Originally Posted by
AKScott
He mulled on that a moment or two, pointed at my sporran and asked, 'is that a purse?"
I said, no, not really. It is a sporran. It started out as a piece of armour to wear while sword fighting and it turns out to be real handy with a pocket sewn into it.
That's an interesting myth, and one which in all my years I'd never heard of until now.
I wonder if there may be some confusion with a codpiece, which was worn in the same general area?
The history of the armored codpiece is closely related to its counterpart in civilian male costume. From the mid-fourteenth century onward, male garments for the upper body had occasionally become so short as to almost reveal the crotch.

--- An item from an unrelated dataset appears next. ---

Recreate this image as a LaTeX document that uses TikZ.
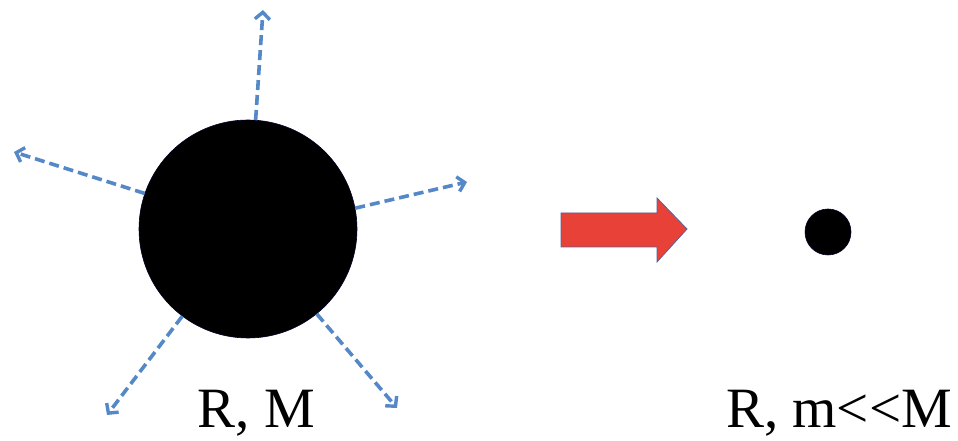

In these times prior to the development of trousers, men wore leggings tied to their undergarment or a belt, and the crotch was hidden with a flap secured to the upper inside edge of each legging. At the beginning of the sixteenth century, this flap began to be padded and thus visually emphasized. As such, the codpiece remained commonplace in European male costume until the end of the sixteenth century. On armor, the codpiece as a separate piece of plate defense for the genitals appeared during the second decade of the sixteenth century and remained in use until about 1570. It was generally thickly padded on the inside and attached to the armor at the center of the lower edge of the skirt. While its early form was rather cuplike, it remained under the direct influence of civilian costume, and later examples are somewhat more pointed upward, similar in shape to a cashew nut.
(
http://www.metmuseum.org/toah/hd/afas16/hd_afas16.htm)
"It's all the same to me, war or peace,
I'm killed in the war or hung during peace."